“My Pal Charles”
Reader's Digest US|December 2019 - January 2020
An NBA star, an immigrant scientist, and a friendship no one believed
By Shirley Wang
“My Pal Charles”

WHEN CHARLES BARKLEY’S MOTHER, Charcey Glenn, passed away in June 2015, the former basketball star’s hometown of Leeds, Alabama, came to the funeral to pay respects. But there was also an unexpected guest.

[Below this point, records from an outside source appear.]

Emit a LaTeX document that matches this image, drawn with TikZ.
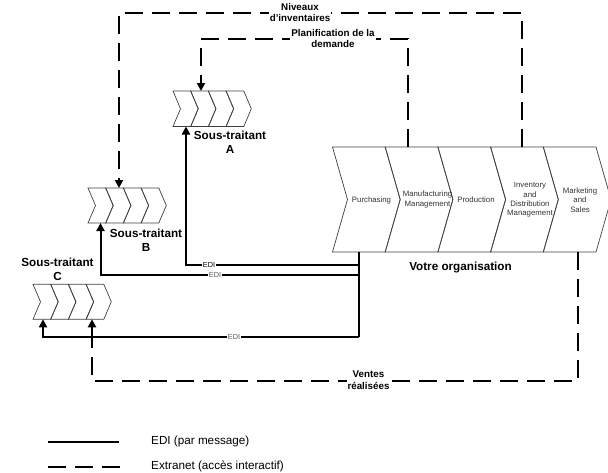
\documentclass[tikz,border=0pt]{standalone}
\usepackage{fontspec}
\setmainfont{Liberation Sans}
\usetikzlibrary{arrows.meta}
\newcommand\chevrow[6]{% x0, ytop, height, width, depth, count
  \foreach \i in {1,...,#6}{%
    \draw[chev] ({#1+(\i-1)*#4},#2) -- ++(#4,0) -- ++(#5,#3/2) -- ++(-#5,#3/2)
      -- ++(-#4,0) -- ++(#5,-#3/2) -- cycle;}}
\begin{document}
\begin{tikzpicture}[x=1pt,y=-1pt,
  chev/.style={draw=black!75, line width=0.7pt, line join=miter},
  edi/.style={line width=2pt, black},
  extra/.style={line width=2.6pt, black, dash pattern=on 18pt off 9pt},
  tip/.style={-{Triangle[length=8pt,width=8pt]}},
  lab/.style={font=\fontsize{11.7}{14}\selectfont\bfseries, align=center, inner sep=0pt},
  flowlab/.style={font=\fontsize{9.8}{11.5}\selectfont\bfseries, align=center, inner sep=1pt, fill=white},
  steptext/.style={font=\fontsize{7.8}{9.3}\selectfont, align=center, text=black!80, inner sep=0pt},
  edilab/.style={font=\fontsize{7.3}{8}\selectfont, fill=white, inner sep=1pt},
  legtext/.style={font=\fontsize{11.7}{14}\selectfont, anchor=west, inner sep=0pt},
]
\useasboundingbox (0,0) rectangle (608,472);

% chevron rows
\chevrow{332.5}{147}{105}{52.7}{15}{5}
\chevrow{173}{91}{35.5}{17.7}{7.5}{4}
\chevrow{88}{188}{35}{17.7}{7.5}{4}
\chevrow{33}{284.3}{35}{17.7}{7.5}{4}

% texts in main chevrons
\node[steptext] (p1) at (371.5,200) {Purchasing};
\node[steptext] (p2) at (427.5,199.5) {Manufacturing\\ Management};
\node[steptext] (p3) at (476,200) {Production};
\node[steptext] (p4) at (530,200) {Inventory\\and\\Distribution\\Management};
\node[steptext] (p5) at (580,200) {Marketing\\and\\Sales};

% subcontractor labels
\node[lab] (la) at (230,142.5) {Sous-traitant\\A};
\node[lab] (lb) at (146,240.5) {Sous-traitant\\B};
\node[lab] (lc) at (57.5,269.5) {Sous-traitant\\C};
\node[lab] (org) at (460.5,267) {Votre organisation};

% anchor coordinates
\coordinate (mTopP) at (408,147);
\coordinate (mTopN) at (522,147);
\coordinate (mBotE) at (359,252);
\coordinate (mBotV) at (578,252);
\coordinate (Atop) at (201,91);
\coordinate (Abot) at (186,126.5);
\coordinate (Btop) at (119,188);
\coordinate (Bbot) at (100.5,223);
\coordinate (Cb1) at (43,319.3);
\coordinate (Cb2) at (92,319.3);
\coordinate (jA) at (359,265);
\coordinate (jB) at (359,275);
\coordinate (jC) at (359,337);
\coordinate (jV) at (92,337);

% extranet (dashed) flows
\draw[extra, tip] (mTopP) -- (408,39) -| (Atop);
\draw[extra, tip] (mTopN) -- (522,13) -| (Btop);
\draw[extra] (mBotV) -- (578,381) -| (jV);

% EDI flows
\draw[edi] (mBotE) -- (jC);
\draw[edi, tip] (jA) -| (Abot);
\draw[edi, tip] (jB) -| (Bbot);
\draw[edi, tip] (jC) -| (Cb1);
\draw[edi, tip] (jV) -- (Cb2);

% flow labels
\node[flowlab] (plan) at (333,38.5) {Planification de la\\demande};
\node[flowlab] (niv) at (300,12.5) {Niveaux\\d'inventaires};
\node[flowlab] (vent) at (368.5,380) {Ventes\\réalisées};
\node[edilab] (e1) at (209,265) {EDI};
\node[edilab, text=black!65] (e2) at (215,275) {EDI};
\node[edilab, text=black!65] (e3) at (234,337) {EDI};

% legend
\coordinate (l1a) at (48,442); \coordinate (l1b) at (119,442);
\coordinate (l2a) at (48,467); \coordinate (l2b) at (120,467);
\draw[edi] (l1a) -- (l1b);
\draw[extra] (l2a) -- (l2b);
\node[legtext] (t1) at (151,441) {EDI (par message)};
\node[legtext] (t2) at (151,466) {Extranet (accès interactif)};
\end{tikzpicture}
\end{document}
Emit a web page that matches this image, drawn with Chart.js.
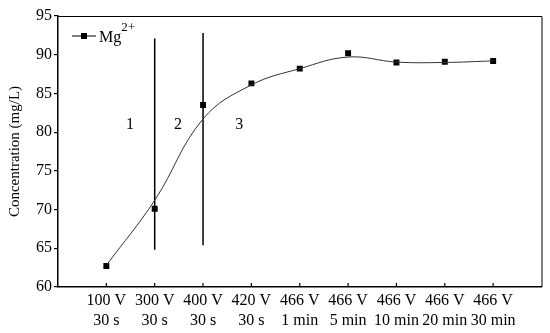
<!DOCTYPE html>
<html><head><meta charset="utf-8">
<script src="https://cdn.jsdelivr.net/npm/chart.js@4/dist/chart.umd.min.js"></script>
<style>html,body{margin:0;padding:0;background:#fff}</style>
</head><body>
<canvas id="c" width="550" height="333"></canvas>
<script>
const voltLabels = ['100 V','300 V','400 V','420 V','466 V','466 V','466 V','466 V','466 V'];
const timeLabels = ['30 s','30 s','30 s','30 s','1 min','5 min','10 min','20 min','30 min'];
const mgMeasured = [62.7, 70.1, 83.5, 86.3, 88.2, 90.2, 89.0, 89.1, 89.2];
const mgFitCurve = [62.8, 71.2, 81.7, 86.1, 88.2, 89.7, 89.05, 89.0, 89.2];
const boundaryPos = [1, 2];
const boundaryLow = [64.8, 65.4];
const boundaryHigh = [92.1, 92.8];
const regionNames = ['1', '2', '3'];
const regionPos = [0.49, 1.48, 2.75];
const regionLevel = [80.9, 80.9, 80.9];
const seriesName = 'Mg';
const seriesSup = '2+';
const yTitle = 'Concentration (mg/L)';

const FONT = '"Liberation Serif", "Times New Roman", serif';

const measuredPts = mgMeasured.map((v, i) => ({x: i, y: v}));
const curvePts = mgFitCurve.map((v, i) => ({x: i, y: v}));
const boundarySets = boundaryPos.map((p, i) => ({
  data: [{x: p, y: boundaryLow[i]}, {x: p, y: boundaryHigh[i]}],
  borderColor: '#000', borderWidth: 1.5, pointRadius: 0, tension: 0, showLine: true
}));

const extras = {
  id: 'extras',
  afterDraw(chart) {
    const ctx = chart.ctx, a = chart.chartArea;
    const xs = chart.scales.x, ys = chart.scales.y;
    ctx.save();
    // top & right frame
    ctx.strokeStyle = '#000'; ctx.lineWidth = 1;
    ctx.beginPath();
    ctx.moveTo(a.left, a.top + 0.5); ctx.lineTo(a.right + 0.5, a.top + 0.5);
    ctx.lineTo(a.right + 0.5, a.bottom);
    ctx.stroke();
    // inward x ticks
    ctx.lineWidth = 1.2;
    xs.ticks.forEach(t => {
      if (t.value < 0 || t.value > voltLabels.length - 1) return;
      const px = xs.getPixelForValue(t.value);
      ctx.beginPath(); ctx.moveTo(px, a.bottom); ctx.lineTo(px, a.bottom - 4); ctx.stroke();
    });
    // region labels
    ctx.fillStyle = '#000';
    ctx.font = '16px ' + FONT;
    ctx.textAlign = 'center'; ctx.textBaseline = 'middle';
    regionNames.forEach((n, i) => {
      ctx.fillText(n, xs.getPixelForValue(regionPos[i]), ys.getPixelForValue(regionLevel[i]));
    });
    // legend
    const ly = 36;
    ctx.strokeStyle = '#000'; ctx.lineWidth = 1;
    ctx.beginPath(); ctx.moveTo(72, ly); ctx.lineTo(96, ly); ctx.stroke();
    ctx.fillRect(81, ly - 3, 6, 6);
    ctx.textAlign = 'left'; ctx.textBaseline = 'alphabetic';
    ctx.font = '16px ' + FONT;
    ctx.fillText(seriesName, 99, ly + 5.5);
    const w = ctx.measureText(seriesName).width;
    ctx.font = '13px ' + FONT;
    ctx.fillText(seriesSup, 99 + w, ly - 5);
    ctx.restore();
  }
};

new Chart(document.getElementById('c'), {
  type: 'line',
  data: {
    datasets: [
      { data: curvePts, borderColor: '#333', borderWidth: 1, pointRadius: 0, tension: 0.4, fill: false },
      { data: measuredPts, showLine: false, pointStyle: 'rect', pointRadius: 4.2, borderWidth: 0,
        backgroundColor: '#000', borderColor: '#000' },
      ...boundarySets
    ]
  },
  options: {
    responsive: false,
    animation: false,
    devicePixelRatio: 1,
    layout: { padding: { top: 16, right: 8.5, left: 0, bottom: 0 } },
    plugins: { legend: { display: false }, tooltip: { enabled: false } },
    scales: {
      x: {
        type: 'linear', min: -1, max: 9,
        grid: { display: false, drawTicks: false },
        border: { display: true, color: '#000', width: 1.5 },
        ticks: {
          stepSize: 1, autoSkip: false, maxRotation: 0, padding: 4,
          color: '#000', font: { family: FONT, size: 16, lineHeight: 1.25 },
          callback: v => (v >= 0 && v <= voltLabels.length - 1 && Number.isInteger(v)) ? [voltLabels[v], timeLabels[v]] : ''
        },
        afterFit: s => { s.height = 46; }
      },
      y: {
        min: 60, max: 95,
        grid: { display: true, drawOnChartArea: false, drawTicks: true, tickLength: 4, color: '#000', lineWidth: 1.2 },
        border: { display: true, color: '#000', width: 1.5 },
        ticks: { stepSize: 5, padding: 2, color: '#000', font: { family: FONT, size: 16 } },
        title: { display: true, text: yTitle, color: '#000', font: { family: FONT, size: 15 }, padding: { top: 6, bottom: 0 } },
        afterFit: s => { s.width = 58; }
      }
    }
  },
  plugins: [extras]
});
</script>
</body></html>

Barkley’s friends couldn’t quite place him. He wasn’t a basketball player, he wasn’t a sports figure, and he wasn’t from Barkley’s hometown. Here’s what I can tell you about him: He often wore striped polo shirts tucked into khaki shorts, and he got really excited about two-for-one deals. He was a commuter. He worked as a cat-litter scientist in Muscatine, Iowa. In short, he was everyone’s suburban dad. More specifically, he was my dad.

“It was obviously a very difficult time,” Barkley told me recently regarding his mother’s death. “And the next thing I know, he shows up. Everybody’s like, ‘Who’s the Asian dude over there?’ I just started laughing. I said, ‘That’s my boy Lin.’ They’re like, ‘How do you know him?’ I said, ‘It’s a long story.’”

THE LONG STORY started four years ago. My dad, Lin Wang, knew about Barkley long before he met him. “You know, [Barkley] has a big personality,” he told me. “He’s a top-50 player in the history of the NBA. For many years, he was the number two guy, right after Michael Jordan.”

Whenever we attended dinner parties, my dad would talk about his friend Charles Barkley. The first time my dad told the story, I didn’t pretend to know who this person was. Basketball has never been my thing.

Like a good millennial, I googled Charles Barkley. He seemed pretty famous and definitely not like anyone who would be friends with my dad. But again, as a good millennial, I knew that people have very loose definitions of the word friend.